In this debate from Techonomy 2011, in Tuscon, Ariz., Tyler Cowen, a professor of economics at George Mason University, argues that technology is not the main driving force behind the economy. In fact, says Cowen, economic growth has been the slowest during notable technological booms.
Cowen: Let’s start with some simple numbers. Looking at median income in this country, it has not risen since 1997. Since 1973, it’s up only about 25 percent. There has been no new net job growth over the last decade. Most importantly, consider the statistics on productivity. The rate at which we are generating new ideas today is about one sixth the rate that we had in the 1930s and 1920s—probably the most innovative time of our existence. Now, I know Erik—he’s a brilliant economist, but he’s a wrong economist. He’s going to give you productivity statistics, and those numbers are based on how much companies gain by laying people off. They are productivity gains from firing, not productivity gains from hiring.

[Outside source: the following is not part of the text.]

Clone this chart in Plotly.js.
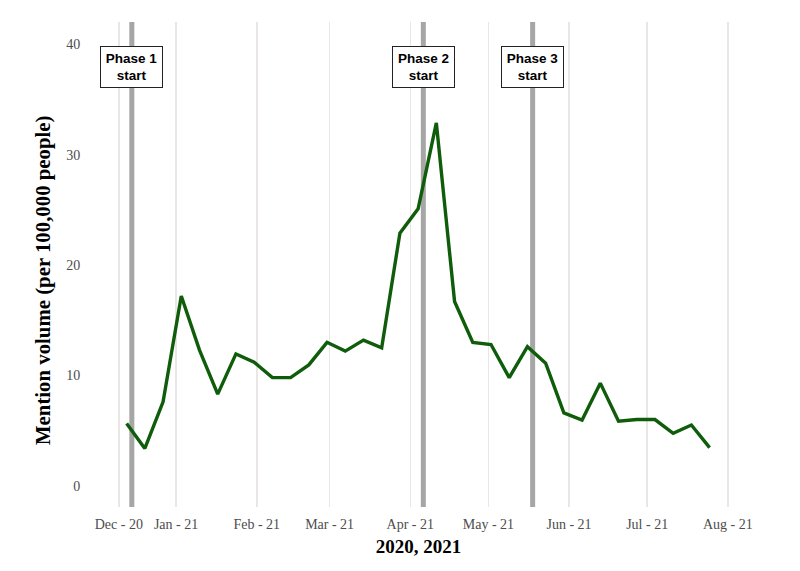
<!DOCTYPE html>
<html>
<head>
<meta charset="utf-8">
<script src="https://cdn.plot.ly/plotly-3.0.1.min.js"></script>
<style>html,body{margin:0;padding:0;background:#fff;}#chart{width:800px;height:571px;}</style>
</head>
<body>
<div id="chart"></div>
<script>
const weeks = ['2020-12-13','2020-12-20','2020-12-27','2021-01-03','2021-01-10','2021-01-17','2021-01-24','2021-01-31',
  '2021-02-07','2021-02-14','2021-02-21','2021-02-28','2021-03-07','2021-03-14','2021-03-21','2021-03-28',
  '2021-04-04','2021-04-11','2021-04-18','2021-04-25','2021-05-02','2021-05-09','2021-05-16','2021-05-23','2021-05-30',
  '2021-06-06','2021-06-13','2021-06-20','2021-06-27','2021-07-04','2021-07-11','2021-07-18','2021-07-25'];
const mentionVolume = [5.65,3.38,7.6,17.2,12.3,8.3,11.95,11.2,9.8,9.8,10.95,13.0,12.2,13.2,12.5,22.9,
  25.1,32.9,16.7,13.0,12.8,9.8,12.6,11.1,6.6,5.95,9.3,5.85,6.0,6.0,4.75,5.5,3.45];
const phaseDates = ['2020-12-15','2021-04-06','2021-05-18'];
const phaseLabels = ['Phase 1<br>start','Phase 2<br>start','Phase 3<br>start'];
const phaseLabelY = 37.95;
const tickDates = ['2020-12-10','2021-01-01','2021-02-01','2021-03-01','2021-04-01','2021-05-01','2021-06-01','2021-07-01','2021-08-01'];
const tickLabels = ['Dec - 20','Jan - 21','Feb - 21','Mar - 21','Apr - 21','May - 21','Jun - 21','Jul - 21','Aug - 21'];
const yTitle = 'Mention volume (per 100,000 people)';
const xTitle = '2020, 2021';

const trace = {
  x: weeks, y: mentionVolume, type: 'scatter', mode: 'lines',
  line: {color: '#0f5c0a', width: 3.4}, hoverinfo: 'skip', showlegend: false
};

const shapes = phaseDates.map(d => ({
  type: 'line', xref: 'x', yref: 'paper', x0: d, x1: d, y0: 0, y1: 1,
  line: {color: '#a6a6a6', width: 5}, layer: 'below'
}));

const annotations = phaseDates.map((d, i) => ({
  x: d, y: phaseLabelY, xref: 'x', yref: 'y',
  text: '<b>' + phaseLabels[i].replace('<br>', '</b><br><b>') + '</b>', showarrow: false,
  font: {family: 'Liberation Sans, Arial, sans-serif', size: 13.5, color: '#000'},
  width: 55, height: 34,
  bgcolor: '#fff', bordercolor: '#222', borderwidth: 1, borderpad: 3
}));
annotations.push({
  xref: 'paper', yref: 'paper', x: -0.0858, y: 0.468, xanchor: 'center', yanchor: 'middle',
  text: '<b>' + yTitle + '</b>', textangle: -90, showarrow: false,
  font: {family: 'Liberation Serif, serif', size: 20.8, color: '#000'}
});

const layout = {
  width: 800, height: 571,
  margin: {l: 98, r: 61, t: 22, b: 64},
  paper_bgcolor: '#fff', plot_bgcolor: '#fff',
  font: {family: 'Liberation Serif, Times New Roman, serif'},
  xaxis: {
    type: 'date', range: ['2020-12-02', '2021-08-05 07:00'],
    tickvals: tickDates, ticktext: tickLabels,
    tickfont: {family: 'Liberation Serif, serif', size: 14, color: '#4d4d4d'},
    showgrid: true, gridcolor: '#ebe6e6', gridwidth: 1.5,
    zeroline: false, showline: false,
    ticks: 'outside', ticklen: 4, tickcolor: 'rgba(0,0,0,0)',
    title: {text: '<b>' + xTitle + '</b>', font: {family: 'Liberation Serif, serif', size: 19, color: '#000'}, standoff: 8}
  },
  yaxis: {
    range: [-1.93, 42.04],
    tickvals: [0, 10, 20, 30, 40],
    tickfont: {family: 'Liberation Serif, serif', size: 14, color: '#4d4d4d'},
    showgrid: false, zeroline: false, showline: false,
    ticks: 'outside', ticklen: 14, tickcolor: 'rgba(0,0,0,0)'
  },
  shapes: shapes,
  annotations: annotations
};

Plotly.newPlot('chart', [trace], layout, {displayModeBar: false, staticPlot: true});
</script>
</body>
</html>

What I want you to do is look at this figure—this is total factor productivity. It has been down much lower since 1973—this is the bottom line. For all of the great stuff that people in this room have been doing, we have not been innovative. For all the virtues of the tech sector, consider the losses we’re taking. There is no more cheap energy.  K–12 education is a mess, and I know all about the great stuff we’re going to hear about, but even if that happened today, it doesn’t pay off for the next 20 years. In the healthcare there are real advances, but what were paying for it is a mess, the way we’re treated is a mess. Productivity in healthcare is in shambles.
So you have three sectors: healthcare, energy, K–12 education—toss in a good bit of government—that are essentially going backwards.  In the tech sector it’s wonderful, it’s struggling mightily to make up for those losses, so maybe we’re holding even on that, but again, I mentioned, standards of living have not risen. Consider the first 50 years of my grandmother’s life. She was born in 1905, hardly anyone finished high school.  Electricity, flush toilets, automobiles, radios, television were all to come. She saw those all, and many other things, including airplanes, in her first 50 years. In my first 49 years, I’ve seen the computer, the internet. Turn on a TV show from the early 70s, you can walk right into that world and it is normal, and it looks entirely familiar, and that is sad.

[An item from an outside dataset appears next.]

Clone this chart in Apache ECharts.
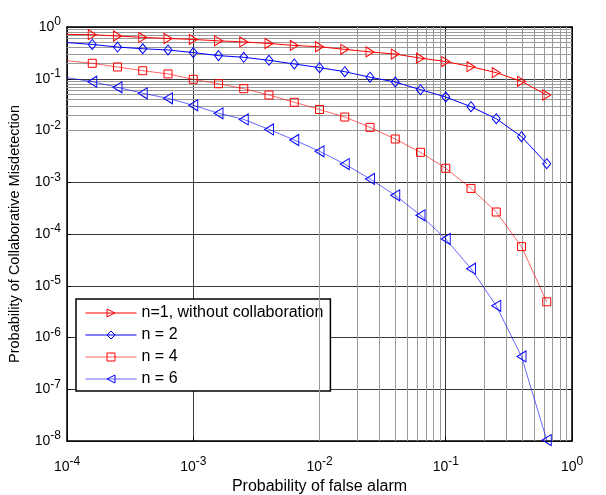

What are the problems? There’s overregulation. Managing stuff is easier than managing humans. The frontier areas for gains, like healthcare and education and government, it’s all about managing humans. It’s hard to do. In a lot of areas we have plateaus. Cars are getting slightly better, but the flying car is not coming anytime soon. Let me just say, referring to what Erik’s going to tell you, don’t obsess over stuff in the pipeline. Like electricity, like the car, it takes a lot longer than you think. Yes, someday further gains will come, but those gains have been remarkably slow. You see it whether you visit Occupy Wall Street or the Tea Party. On the ground, everyone knows that stuff is wrong.  And the times when the jobs are disappearing—like the last few years—are the times when output has been falling, not rising. So the culprit is not enough growth, not enough progress, not too much. Thank you all.